Oh, and whilst I remember, Stephen is also a wheelchair user. He’s disabled. A disabled person. Which isn’t a tragic affliction at all, certainly not one on a par with a liking for tinny synthpop and toyshop drum machines circa 1983. But nonetheless, I thought I should mention his disability, just in case you were too dazzled by his coiffure and couture to have clocked it in the first place.
So. Yes. The wheelchair. It’s that chair thing with wheels that he’s sitting on. Not so sure about the yellow frame myself, but fortunately he’s once again successfully distracted us from such a lurid choice of shade by adopting a moody facial expression and holding a small globe in his right hand.
But why, you might well ask, is Stephen brandishing that replica of this fair planet before him? Let’s turn to the man himself for a far too detailed explanation:
“Planet Earth, right, is my playground, right? I don’t let my disability stand in my way, y’know? See the ability, not the disability. Got it? My wheels, right, are my legs, and I use my legs — in other words, my wheels — to explore the world. Comprendez?
“I am an adventurer, y’know? A crusader. I’m here to show, like, all disabled people that they don’t have to, like, sit on their arses all day eating biscuits, claiming benefits, and whinging about bloody inequality, right?
“There are no barriers except the barriers of the mind, see? Man, that’s deep. I got that off a meditation tape in Goa, when I was communing with the hippies.
“Anyway. So, like, what I’ve been doing, right, is breaking records. My business is record-breaking. And that’s got nothing to do with the fact that I can’t get a proper job because they boot me out the door as soon as they’ve seen my wheels. Oh no, absolutely not, mister. Do not, as they say, believe the hype, ‘cos I enjoyed working in the crisp factory after I got my degree in Communication Studies. Indeed I did.
“So I was the first wheelchair user to cross the Sahara single-handed, right? And, like, you won’t believe this, right? But just to make it more difficult for myself, I tied three cows to the back of my chair. They died of chronic dehydration and malnutrition on the way, of course, but I soldiered on like a — well, like a soldier, but in a wheelchair — and pulled their decaying carcasses to the other side. The pic I got in The News of the World, with the headline ‘Super Stevie Is Wheely Wonderful’ just made me cry buckets, you know? Though not like a baby, right? ‘Cos I’m hard as nails, got that?
“So after that little bit of fun and frolics, I decided that ‘despite my disability’, I would go white-water rafting — in my bloody wheelchair, right? — over the Niagara Falls. And I thought it would be a right laugh to take a hod of bricks with me too. Just to add to the drama, y’know? I think I was the first person to do that as well. Like, ever. Wonder why?
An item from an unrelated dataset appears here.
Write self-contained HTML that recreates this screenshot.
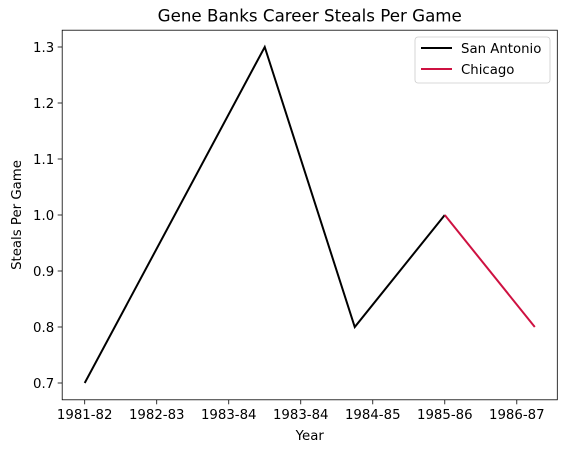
<!DOCTYPE html>
<html><head><meta charset="utf-8"><style>
body{margin:0;background:#fff;font-family:"DejaVu Sans","Liberation Sans",sans-serif;}
svg text{font-family:"DejaVu Sans","Liberation Sans",sans-serif;fill:#000;}
</style></head><body>
<svg id="chart" width="570" height="453"></svg>
<script>
const tickLabels = ["1981-82","1982-83","1983-84","1983-84","1984-85","1985-86","1986-87"];
const sanAntonioX = [0, 2.5, 3.75, 5];
const sanAntonioY = [0.7, 1.3, 0.8, 1.0];
const chicagoX = [5, 6.25];
const chicagoY = [1.0, 0.8];
const yTicks = [0.7, 0.8, 0.9, 1.0, 1.1, 1.2, 1.3];

const L=62.2, R=557.3, T=30.2, B=399.8;
const xMin=-0.3125, xMax=6.5625, yMin=0.67, yMax=1.33;
const sx=v=>L+(v-xMin)/(xMax-xMin)*(R-L);
const sy=v=>B-(v-yMin)/(yMax-yMin)*(B-T);
const svg=document.getElementById('chart');
const NS='http://www.w3.org/2000/svg';
function mk(tag,attrs,parent){const e=document.createElementNS(NS,tag);for(const k in attrs)e.setAttribute(k,attrs[k]);(parent||svg).appendChild(e);return e;}

let t=mk('text',{x:(L+R)/2,y:21.5,'text-anchor':'middle','font-size':16.7});
t.textContent='Gene Banks Career Steals Per Game';



tickLabels.forEach((lab,i)=>{
  const x=sx(i);
  const l=mk('line',{x1:x,x2:x,y1:B,y2:B+4.5,stroke:'#000','stroke-width':0.8});
  
  
  const tx=mk('text',{x:x,y:B+19,'text-anchor':'middle','font-size':13.3});
  tx.textContent=lab;
  
  
});
yTicks.forEach(v=>{
  const y=sy(v);
  const l=mk('line',{x1:L-4.5,x2:L,y1:y,y2:y,stroke:'#000','stroke-width':0.8});
  
  
  const tx=mk('text',{x:L-8,y:y+5,'text-anchor':'end','font-size':13.3});
  tx.textContent=v.toFixed(1);
  
  
});
t=mk('text',{x:(L+R)/2,y:440,'text-anchor':'middle','font-size':13.3});
t.textContent='Year';


t=mk('text',{x:21,y:(T+B)/2,'text-anchor':'middle','font-size':13.3,transform:`rotate(-90 21 ${(T+B)/2})`});
t.textContent='Steals Per Game';



function series(xs,ys,color,name){
  const p=mk('polyline',{points:xs.map((x,i)=>sx(x)+','+sy(ys[i])).join(' '),fill:'none',stroke:color,'stroke-width':2,'stroke-linejoin':'miter'});
  
  
}
series(sanAntonioX,sanAntonioY,'#000000','san-antonio-line');
series(chicagoX,chicagoY,'#ce1141','chicago-line');

const frame=mk('rect',{x:L,y:T,width:R-L,height:B-T,fill:'none',stroke:'#000','stroke-width':0.8});



const lg=mk('g',{});


mk('rect',{x:415,y:37,width:135,height:46,rx:3,fill:'#fff',stroke:'#ccc','stroke-width':0.8},lg);
[['San Antonio','#000000',48],['Chicago','#ce1141',69]].forEach(([n,c,y])=>{
  const e=mk('g',{},lg);
  
  
  mk('line',{x1:421,x2:452,y1:y,y2:y,stroke:c,'stroke-width':2},e);
  const tx=mk('text',{x:461,y:y+5,'font-size':13.3},e);
  tx.textContent=n;
});
</script>
</body></html>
“That bold, brave and not at all stupidly dangerous stunt — no matter what my boring mates say — got me on the Oprah show in the US, on a special programme she did called Heartwarming Cripples are Humans Too. I mean, it was Oprah bleedin’ Winfrey, right? And she patted me on the head and told me I was inspiring. I said ‘Not the hair, Oprah. Not the hair’. And we laughed. Well, I laughed.
“So then I chose to become the very first wheelchair user in, like, the whole of history ever and ever and amen to fly a microlight plane across the Atlantic, with no food to sustain me during the journey ‘cept for two Snickers bars and three hundred and seventy-two Pro Plus tablets. Man, I was speedin’. I got in The Sun for that one, snapped with a bevy of page three babes. One of those saucy minxes, right, bent down and patted me on the head with her …”
I’m sorry. I had to stop Stephen there. Cut him off in his prime, you might say. I promise to apologise to him later about plastering a taut length of masking tape over his mouth. But it was either that solution, or placing him at the top of a very steep hill, letting his brakes off and giving him a push. Harsh but fair, I’m sure you’ll agree.
Stephen may ooze bravado from every pore, but the sad truth is that whilst he’s travelling the world on his many escapades — getting in the newspapers and probably causing a snivelling, moist-eyed Esther Rantzen to explode in a fit of warmth at seeing the plucky disabled man conquering every challenge he sets himself — all that our ‘have a go hero’ really wants to do is use public transport in London without it requiring almost military levels of planning. He would quite like to get into his local pub too, without having to experience the dreadful indignity of being lifted up the two steps at the entrance by a pair of moaning, grudgeful bar staff. If they can even be bothered, that is. And as he gets enjoyably bladdered, Stephen would then like to be able to empty his full to bursting bladder in that same down-at-heel drinking establishment. Regrettably, the graffiti-strewn conveniences and the malfunctioning condom vending machine are at the bottom of a narrow flight of stairs — so it’s exceptionally fortunate that while wheeling through the jungles of Ecuador to raise money for disabled kiddies, he learned the mystical art of superhuman continence from a friendly pygmy. It comes in very handy after seven pints of lager.
This Blogging Against Disablism Day, I’m looking for your help to get all the incredibly annoying disabled adventurers such as Stephen off our TV screens and out of our newspapers. For good. All it would take is truly accessible public buildings and a completely accessible public transport network, and Stephen would never again feel the desperate need to bungee jump over a waterfall, shuffle up a perilous mountain on his bottom, or wheel across the Arctic tundra wearing nothing but a t-shirt emblazoned with the phone number of his charity donation hotline.
“So my next challenge, right, is my biggest yet. It’s going to make people’s jaws drop. They’re going to say, like, that I’m crazy, yeah? Off my bleedin’ trolley, right? It can’t be done, they’ll say. Stephen, it can’t be done. But nothing’s beaten me yet, certainly not this bloody wheelchair. It’s in yellow, y’know, ‘cos it looks cool and young and hip and happenin’. But it hasn’t beaten me, and nor will the sodding London Underground. And that’s what I’m going to do, got it? The whole tube network, right. Amersham at one end, through to Upminster at the other. All the way through the central zone. True, I expect there’ll be, like, a few awkward staircases to go up and down, but how hard can it be, right? How hard can it be?”
Make him stop. For God’s sake, make him stop.